On March 31, Manchester United had reached the FA Cup final and were to play Liverpool. The staple Cup Final preview feature at the Mail on Sunday newspaper involved bringing the competing managers together for what was termed a ‘crosstalk’. A convivial lunch, a bottle of wine or two and a taped conversation full of, it was hoped, shared laughs, memories and the odd headline-grabbing quote.
Tuesday, April 30, was arranged as the day Ferguson would sit down at a posh Cheshire location with Roy Evans and the Mail. He came late, caught up at the training ground, but instantly ditched the chosen libation as unworthy, opting for something substantially more upmarket. Work done, he was determined to completely relax. And relax the managers did, for most of the day. Indeed, by the time Ferguson returned home he was so relaxed that Newcastle’s match with Leeds was over. He turned on the television, and was immediately startled out of his repose by the sight of Keegan, jabbing an angry finger at the camera and announcing he would love it if Manchester United’s title went down the tubes. So much for Machiavelli.
This is not to say Ferguson isn’t pin-sharp. He is a perceptive man who will attempt to gain advantage any way he can, whether it is applying pressure to a referee in Europe or seeking to pick at the perceived weakness of an opponent the way a fast bowler once worried away at a loose steam.
Yet he knows much of the work will be done for him, by a media anxious to find richness and depth in what is basically another two-horse title race.
So Ferguson mocks the return of Carlos Tevez — in response to Patrick Vieira of Manchester City deriding the return of Paul Scholes — and suddenly it is another masterful mind game.
This ignores the fact that Ferguson actually refused to answer the leading question about Tevez’s restoration, which was whether he would have done the same in Mancini’s position.
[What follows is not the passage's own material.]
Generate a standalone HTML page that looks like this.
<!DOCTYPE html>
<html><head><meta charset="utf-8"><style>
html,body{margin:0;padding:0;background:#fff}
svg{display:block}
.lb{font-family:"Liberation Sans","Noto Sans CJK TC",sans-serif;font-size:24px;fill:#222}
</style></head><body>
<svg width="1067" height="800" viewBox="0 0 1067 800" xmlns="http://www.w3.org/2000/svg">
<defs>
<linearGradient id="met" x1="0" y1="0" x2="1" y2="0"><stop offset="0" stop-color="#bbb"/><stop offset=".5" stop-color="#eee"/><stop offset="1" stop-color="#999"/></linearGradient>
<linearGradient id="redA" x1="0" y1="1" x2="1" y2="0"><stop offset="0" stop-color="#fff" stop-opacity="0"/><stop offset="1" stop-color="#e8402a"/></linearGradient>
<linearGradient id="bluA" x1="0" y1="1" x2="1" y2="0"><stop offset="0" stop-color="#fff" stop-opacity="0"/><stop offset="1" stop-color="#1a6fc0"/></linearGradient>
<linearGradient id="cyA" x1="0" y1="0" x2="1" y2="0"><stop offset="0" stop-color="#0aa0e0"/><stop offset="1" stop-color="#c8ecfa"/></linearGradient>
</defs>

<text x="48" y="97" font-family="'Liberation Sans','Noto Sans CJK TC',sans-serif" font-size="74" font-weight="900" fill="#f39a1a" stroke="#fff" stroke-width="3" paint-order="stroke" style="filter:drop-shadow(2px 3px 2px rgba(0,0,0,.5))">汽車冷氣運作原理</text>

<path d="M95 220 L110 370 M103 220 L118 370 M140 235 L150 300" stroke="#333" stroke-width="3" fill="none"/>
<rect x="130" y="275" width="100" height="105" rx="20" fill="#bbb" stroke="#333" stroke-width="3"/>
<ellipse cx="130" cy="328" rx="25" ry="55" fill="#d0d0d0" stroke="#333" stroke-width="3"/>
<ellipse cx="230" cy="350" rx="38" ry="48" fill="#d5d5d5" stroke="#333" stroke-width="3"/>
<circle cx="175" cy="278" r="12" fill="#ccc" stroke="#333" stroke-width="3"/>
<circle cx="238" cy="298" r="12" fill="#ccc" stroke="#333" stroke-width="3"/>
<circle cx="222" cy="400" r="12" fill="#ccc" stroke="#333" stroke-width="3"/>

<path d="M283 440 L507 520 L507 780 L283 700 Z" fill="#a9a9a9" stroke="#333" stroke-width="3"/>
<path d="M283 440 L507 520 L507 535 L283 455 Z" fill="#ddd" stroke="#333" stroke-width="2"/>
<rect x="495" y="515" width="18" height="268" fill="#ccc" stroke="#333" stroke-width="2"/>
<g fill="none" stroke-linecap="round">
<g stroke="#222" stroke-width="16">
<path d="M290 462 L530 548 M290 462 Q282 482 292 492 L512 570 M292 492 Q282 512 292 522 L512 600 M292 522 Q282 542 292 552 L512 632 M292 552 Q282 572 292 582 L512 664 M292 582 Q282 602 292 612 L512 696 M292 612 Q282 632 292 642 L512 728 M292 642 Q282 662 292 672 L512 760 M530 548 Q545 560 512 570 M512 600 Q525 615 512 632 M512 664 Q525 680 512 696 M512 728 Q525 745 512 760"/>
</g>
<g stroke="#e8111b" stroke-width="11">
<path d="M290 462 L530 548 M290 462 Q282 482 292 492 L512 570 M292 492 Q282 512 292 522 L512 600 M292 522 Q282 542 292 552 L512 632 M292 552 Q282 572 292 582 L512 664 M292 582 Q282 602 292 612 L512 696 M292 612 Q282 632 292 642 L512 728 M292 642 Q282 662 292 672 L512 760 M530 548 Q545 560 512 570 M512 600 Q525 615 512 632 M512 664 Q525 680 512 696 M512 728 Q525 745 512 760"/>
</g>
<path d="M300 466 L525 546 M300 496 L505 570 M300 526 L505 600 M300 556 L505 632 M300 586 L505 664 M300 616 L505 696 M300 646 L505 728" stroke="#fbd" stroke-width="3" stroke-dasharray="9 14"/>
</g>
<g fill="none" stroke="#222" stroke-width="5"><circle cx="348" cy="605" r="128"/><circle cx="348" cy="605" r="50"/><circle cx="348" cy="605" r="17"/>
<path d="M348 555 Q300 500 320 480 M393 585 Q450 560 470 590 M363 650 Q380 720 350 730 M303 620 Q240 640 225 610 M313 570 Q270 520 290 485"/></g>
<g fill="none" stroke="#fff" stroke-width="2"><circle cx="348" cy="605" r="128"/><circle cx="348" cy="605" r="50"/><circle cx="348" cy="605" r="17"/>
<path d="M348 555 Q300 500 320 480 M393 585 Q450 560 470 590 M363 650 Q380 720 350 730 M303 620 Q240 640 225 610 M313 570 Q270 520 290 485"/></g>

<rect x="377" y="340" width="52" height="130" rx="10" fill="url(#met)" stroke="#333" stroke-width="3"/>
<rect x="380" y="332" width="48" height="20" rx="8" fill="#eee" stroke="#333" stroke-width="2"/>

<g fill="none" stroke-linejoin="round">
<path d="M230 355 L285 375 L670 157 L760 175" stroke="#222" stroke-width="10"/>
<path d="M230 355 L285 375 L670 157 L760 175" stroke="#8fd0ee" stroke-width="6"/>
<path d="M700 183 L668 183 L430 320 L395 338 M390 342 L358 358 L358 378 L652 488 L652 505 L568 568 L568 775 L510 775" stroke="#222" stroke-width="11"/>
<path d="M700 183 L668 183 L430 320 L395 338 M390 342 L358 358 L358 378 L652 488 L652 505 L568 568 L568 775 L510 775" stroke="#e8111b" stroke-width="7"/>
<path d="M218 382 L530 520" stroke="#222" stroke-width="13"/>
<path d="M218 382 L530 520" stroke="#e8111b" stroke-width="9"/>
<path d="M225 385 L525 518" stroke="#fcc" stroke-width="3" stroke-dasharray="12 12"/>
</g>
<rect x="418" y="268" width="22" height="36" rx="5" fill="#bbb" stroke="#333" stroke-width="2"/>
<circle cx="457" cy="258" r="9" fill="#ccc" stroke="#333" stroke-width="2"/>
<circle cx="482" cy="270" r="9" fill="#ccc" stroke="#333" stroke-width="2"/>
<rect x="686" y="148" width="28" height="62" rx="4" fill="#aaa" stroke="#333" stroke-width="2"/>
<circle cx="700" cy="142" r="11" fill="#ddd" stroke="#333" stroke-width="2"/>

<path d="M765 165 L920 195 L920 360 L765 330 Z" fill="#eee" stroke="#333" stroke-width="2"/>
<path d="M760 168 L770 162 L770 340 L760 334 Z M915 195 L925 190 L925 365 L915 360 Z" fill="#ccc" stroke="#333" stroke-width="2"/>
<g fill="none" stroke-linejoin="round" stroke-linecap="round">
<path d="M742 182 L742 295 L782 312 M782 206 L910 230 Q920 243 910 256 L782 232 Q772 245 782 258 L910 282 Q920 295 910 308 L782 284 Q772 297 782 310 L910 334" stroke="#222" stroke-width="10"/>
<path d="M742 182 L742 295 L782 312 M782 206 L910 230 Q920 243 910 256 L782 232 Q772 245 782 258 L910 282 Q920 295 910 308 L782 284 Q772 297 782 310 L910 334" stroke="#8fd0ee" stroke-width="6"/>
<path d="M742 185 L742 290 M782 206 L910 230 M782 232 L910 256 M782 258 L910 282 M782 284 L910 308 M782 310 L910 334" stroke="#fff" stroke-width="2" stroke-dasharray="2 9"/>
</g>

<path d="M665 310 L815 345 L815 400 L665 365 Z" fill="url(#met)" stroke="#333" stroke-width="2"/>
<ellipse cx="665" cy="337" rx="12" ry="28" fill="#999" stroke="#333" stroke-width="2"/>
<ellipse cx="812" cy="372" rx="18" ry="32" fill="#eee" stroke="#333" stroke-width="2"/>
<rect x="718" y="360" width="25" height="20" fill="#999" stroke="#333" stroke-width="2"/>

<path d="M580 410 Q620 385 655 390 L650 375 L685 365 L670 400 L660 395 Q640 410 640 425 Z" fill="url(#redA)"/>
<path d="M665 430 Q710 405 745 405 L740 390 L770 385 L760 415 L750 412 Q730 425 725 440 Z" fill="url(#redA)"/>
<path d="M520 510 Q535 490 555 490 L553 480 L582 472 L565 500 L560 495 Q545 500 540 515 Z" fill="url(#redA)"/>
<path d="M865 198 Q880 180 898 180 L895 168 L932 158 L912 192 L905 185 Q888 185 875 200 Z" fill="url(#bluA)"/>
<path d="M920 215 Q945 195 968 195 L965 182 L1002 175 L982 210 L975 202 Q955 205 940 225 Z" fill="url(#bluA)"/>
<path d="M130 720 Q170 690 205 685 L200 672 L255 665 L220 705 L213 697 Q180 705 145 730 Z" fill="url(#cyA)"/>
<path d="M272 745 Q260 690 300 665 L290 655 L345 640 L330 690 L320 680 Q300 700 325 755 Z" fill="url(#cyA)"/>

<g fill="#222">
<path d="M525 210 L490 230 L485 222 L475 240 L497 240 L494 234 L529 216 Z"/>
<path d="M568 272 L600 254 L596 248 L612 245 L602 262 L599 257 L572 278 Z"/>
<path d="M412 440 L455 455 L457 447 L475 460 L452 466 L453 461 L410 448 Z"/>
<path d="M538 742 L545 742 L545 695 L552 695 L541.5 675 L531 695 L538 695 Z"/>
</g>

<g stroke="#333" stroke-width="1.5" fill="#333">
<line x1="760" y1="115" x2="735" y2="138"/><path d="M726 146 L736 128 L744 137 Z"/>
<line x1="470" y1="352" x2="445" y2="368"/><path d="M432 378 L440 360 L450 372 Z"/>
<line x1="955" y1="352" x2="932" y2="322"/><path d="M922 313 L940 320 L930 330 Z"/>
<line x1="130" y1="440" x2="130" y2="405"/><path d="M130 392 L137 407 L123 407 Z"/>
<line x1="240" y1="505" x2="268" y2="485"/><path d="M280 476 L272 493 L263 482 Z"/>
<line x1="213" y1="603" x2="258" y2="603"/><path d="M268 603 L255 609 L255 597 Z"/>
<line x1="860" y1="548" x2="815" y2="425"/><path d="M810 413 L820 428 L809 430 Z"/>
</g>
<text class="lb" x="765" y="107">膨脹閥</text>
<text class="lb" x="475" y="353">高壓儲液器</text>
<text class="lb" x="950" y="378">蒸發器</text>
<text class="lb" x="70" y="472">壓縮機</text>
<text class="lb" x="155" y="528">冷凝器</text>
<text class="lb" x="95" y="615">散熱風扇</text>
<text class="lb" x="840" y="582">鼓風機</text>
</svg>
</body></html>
‘I don’t need to get into that,’ he said. Meaning, yes. It also ignores United’s status going into the weekend, a point clear of City having once trailed them by seven. One might say the hard work was done before the mind games started, considering United held a four-point lead after beating Wolverhampton Wanderers. United turned around 11 points without so much as a twirled moustache.City then dropped two points at Stoke on Saturday and Mancini ducked a press conference, leading to the instant abandonment of reason and rabid speculation that the mind games were already having an effect.
Of course, the events are unrelated. Ferguson didn’t get into Mancini’s head, Dean Whitehead’s forearm got into David Silva’s face, and the Manchester City manager thought not enough was being done by referee Howard Webb to protect his team. Is he feeling the pressure at the business end of the season? No doubt. Is he feeling pressure because Ferguson is messing with his mind? Unlikely. Stoke striker Peter Crouch caused more psychological trauma than Ferguson ever could, by scoring the goal of his life, and arguably of the season, to put City behind.
These are the moments at which even the most composed coaches lose reason. Had it happened against Arsenal, Wenger would have been doing his Basil Fawlty impression. It is possible that City will surrender the title in the coming weeks and, if they do, the explanation will be considerably more intricate than a little baiting between friends. The untimely injury to Vincent Kompany, the increasing exhaustion of Silva and Sergio Aguero, the momentum lost when Yaya Toure decamped to the Africa Cup of Nations, Mario Balotelli’s unpredictability, Tevez’s selfishness, all are tiny factors, plus a hundred others unseen.
Titles are won, not lost, remember. What of the return of Scholes from retirement and Rio Ferdinand from injury, the recent form of Ashley Young and, before misfortune again intervened, Antonio Valencia? That of the fact that Wayne Rooney is the greatest footballer this country has produced since Paul Gascoigne? Indeed, what of Ferguson’s position as the finest manager of this or any other generation?